In April 2021, we created a new, curated High Street that we call Kingland, in Poole, a town in the south of England. There we set out to champion 10 local Dorset-based independents, offering them free or very low rent for the first two years. The startups needed to have diverse offerings that would appeal to many different types of consumers. We chose a fishmonger, coffee roaster, design studio, surfboard shop, zero waste grocery store, art gallery, gin bar, home interiors specialist, restored secondhand furniture shop, and perfumier. One of our tenants told the New York Times, “I don’t think I would have even considered it, because the high street was dead and they needed to bring in everybody at once.”

It seems to be working. Since the launch of Kingland, the new High Street is contributing additional footfall that is 10 percent ahead of the national benchmark. The street has also created 31 new jobs for local people.

Retail Landlords Need to Become Curators and Mentors
This new approach to retail has prompted a massive shift in our role as a landlord. Landlords’ historical role as the bean counters and "librarians" of space has been static, mainly leasing, collecting rent, and cleaning spaces. However, responding to consumer demand, this role has shifted to editor, curating content that relates to the customer.

Shopping centers often get two things wrong: curating the customer journey, and connecting one end of the shopping center to the other, visually and spatially. While we’ve spoken about presenting a diverse and interesting mix, it’s equally important to pay close attention to the public corridors of a shopping center, which historically have been left to pure, ugly functionality. 

Online retail stresses the figurative path to purchase and customer journey, but in physical retail the path is tangible and real, critically providing links and connections between retail units.

Of necessity this means the death of sterile, inward-looking, cookie-cutter retail environments that are no longer relevant. With the demise of several major UK department stores in recent years, the traditional large-format store as an anchor for shopping centers is no longer solely drawing shoppers in. Now customers need to have multiple reasons to visit, shop, work, connect, and hang out.

Launched in September 2021, the Beacon Center in Eastbourne, on the south shore of England, has become a true community hub.
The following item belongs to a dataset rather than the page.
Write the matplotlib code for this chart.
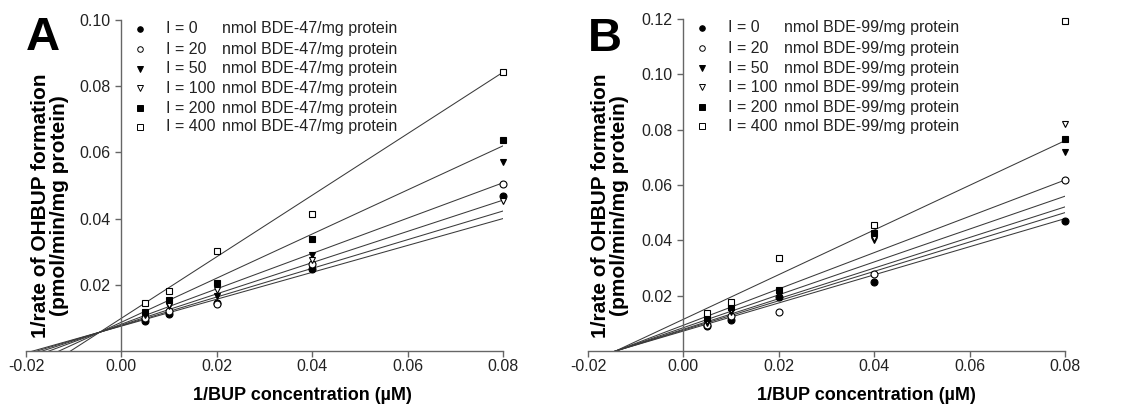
import matplotlib
matplotlib.use('Agg')
import matplotlib.pyplot as plt
import numpy as np

plt.rcParams['font.family'] = ['Liberation Sans', 'DejaVu Sans']

# 1/[BUP] concentrations (x) shared by both panels
inv_bup = [0.005, 0.01, 0.02, 0.04, 0.08]
doses = [0, 20, 50, 100, 200, 400]

# panel A: BDE-47, 1/rate values per inhibitor dose
a_vals = {
    0:   [0.0091, 0.0113, 0.0145, 0.0249, 0.0468],
    20:  [0.0101, 0.0122, 0.0141, 0.0262, 0.0505],
    50:  [0.0108, 0.0135, 0.0165, 0.0289, 0.0571],
    100: [0.0112, 0.0140, 0.0183, 0.0274, 0.0452],
    200: [0.0118, 0.0153, 0.0204, 0.0339, 0.0637],
    400: [0.0145, 0.0180, 0.0302, 0.0415, 0.0842],
}
# fitted lines (intercept, slope)
a_fit = {
    0:   (0.00753, 0.406),
    20:  (0.00765, 0.433),
    50:  (0.00810, 0.534),
    100: (0.00782, 0.472),
    200: (0.00870, 0.666),
    400: (0.00990, 0.929),
}

# panel B: BDE-99
b_vals = {
    0:   [0.0089, 0.0113, 0.0195, 0.0250, 0.0470],
    20:  [0.0095, 0.0125, 0.0141, 0.0277, 0.0618],
    50:  [0.0100, 0.0140, 0.0201, 0.0400, 0.0720],
    100: [0.0108, 0.0150, 0.0215, 0.0410, 0.0820],
    200: [0.0118, 0.0160, 0.0220, 0.0425, 0.0765],
    400: [0.0139, 0.0177, 0.0337, 0.0455, 0.1194],
}
b_fit = {
    0:   (0.00721, 0.508),
    20:  (0.00754, 0.531),
    50:  (0.00785, 0.553),
    100: (0.00843, 0.594),
    200: (0.00932, 0.656),
    400: (0.01146, 0.807),
}

styles = {
    0:   dict(marker='o', mfc='black'),
    20:  dict(marker='o', mfc='white'),
    50:  dict(marker='v', mfc='black'),
    100: dict(marker='v', mfc='white'),
    200: dict(marker='s', mfc='black'),
    400: dict(marker='s', mfc='white'),
}

fig = plt.figure(figsize=(11.25, 4.11), dpi=100)
axA = fig.add_axes([26/1125, 1-351/411, 477/1125, 331/411])
axB = fig.add_axes([588/1125, 1-351/411, 477/1125, 332/411])

line_x = np.array([-0.02, 0.08])


def draw(ax, vals, fits, compound, ymax, letter, letter_xy, ylab_x, xlab_x):
    for d in doses:
        a, b = fits[d]
        ax.plot(line_x, a + b * line_x, color='#3a3a3a', lw=0.75, zorder=2)
    for d in doses:
        st = styles[d]
        ax.plot(inv_bup, vals[d], ls='none', marker=st['marker'], mfc=st['mfc'],
                mec='black', mew=0.8, ms=5, clip_on=False, zorder=3)
    ax.set_xlim(-0.02, 0.08)
    ax.set_ylim(0, ymax)
    ax.spines['left'].set_position(('data', 0))
    ax.spines['top'].set_visible(False)
    ax.spines['right'].set_visible(False)
    for s in ('left', 'bottom'):
        ax.spines[s].set_color('#666666')
        ax.spines[s].set_linewidth(1.0)
    ax.set_xticks([-0.02, 0.0, 0.02, 0.04, 0.06, 0.08])
    ax.set_xticklabels(['-0.02', '0.00', '0.02', '0.04', '0.06', '0.08'])
    yt = np.arange(0.02, ymax + 1e-9, 0.02)
    ax.set_yticks(yt)
    ax.set_yticklabels(['%.2f' % v for v in yt])
    ax.tick_params(direction='out', length=4.5, width=1.0, color='#666666',
                   labelcolor='#222222', labelsize=11.5)
    ax.tick_params(axis='x', pad=1.5)
    ax.tick_params(axis='y', pad=3.5)
    # legend rows
    rows = [0.973, 0.912, 0.852, 0.794, 0.734, 0.677]
    for d, ry in zip(doses, rows):
        st = styles[d]
        ax.plot([0.239], [ry], transform=ax.transAxes, marker=st['marker'],
                mfc=st['mfc'], mec='black', mew=0.7, ms=4, ls='none', clip_on=False)
        ax.text(0.293, ry, 'I = %d' % d, transform=ax.transAxes, fontsize=11.5,
                va='center', ha='left', color='#222222')
        ax.text(0.411, ry, 'nmol %s/mg protein' % compound, transform=ax.transAxes,
                fontsize=11.5, va='center', ha='left', color='#222222')
    fig.text(letter_xy[0], letter_xy[1], letter, fontsize=34, fontweight='bold',
             ha='center', va='center')
    fig.text(ylab_x, 0.50, '1/rate of OHBUP formation\n(pmol/min/mg protein)',
             rotation=90, fontsize=15, fontweight='bold', ha='center', va='center',
             linespacing=1.05)
    fig.text(xlab_x, 0.038, '1/BUP concentration (\u00b5M)', fontsize=13,
             fontweight='bold', ha='center', va='center')


draw(axA, a_vals, a_fit, 'BDE-47', 0.10, 'A', (43/1125, 1-38/411), 50/1125, 302/1125)
draw(axB, b_vals, b_fit, 'BDE-99', 0.12, 'B', (605/1125, 1-39/411), 610/1125, 866/1125)

fig.savefig('out.png', dpi=100)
By activating the spine between existing retail units, this public space can be used for programming around play, relaxing, work and networking. It’s exciting to see this change in the rhythm of our shopping center offering—we’ve seen footfall increase by 10 percent in the new public zones.

We believe that great public realm can become the anchor of tomorrow. It’s not only the thread that spatially connects the key components of a retail asset but also is a space in its own right, where people can interact and engage. Our new model aims to bring the landlord into the heart of the community to make a positive difference—and in doing so, the tenant and the consumer become vital, interactive elements of a positive social experience.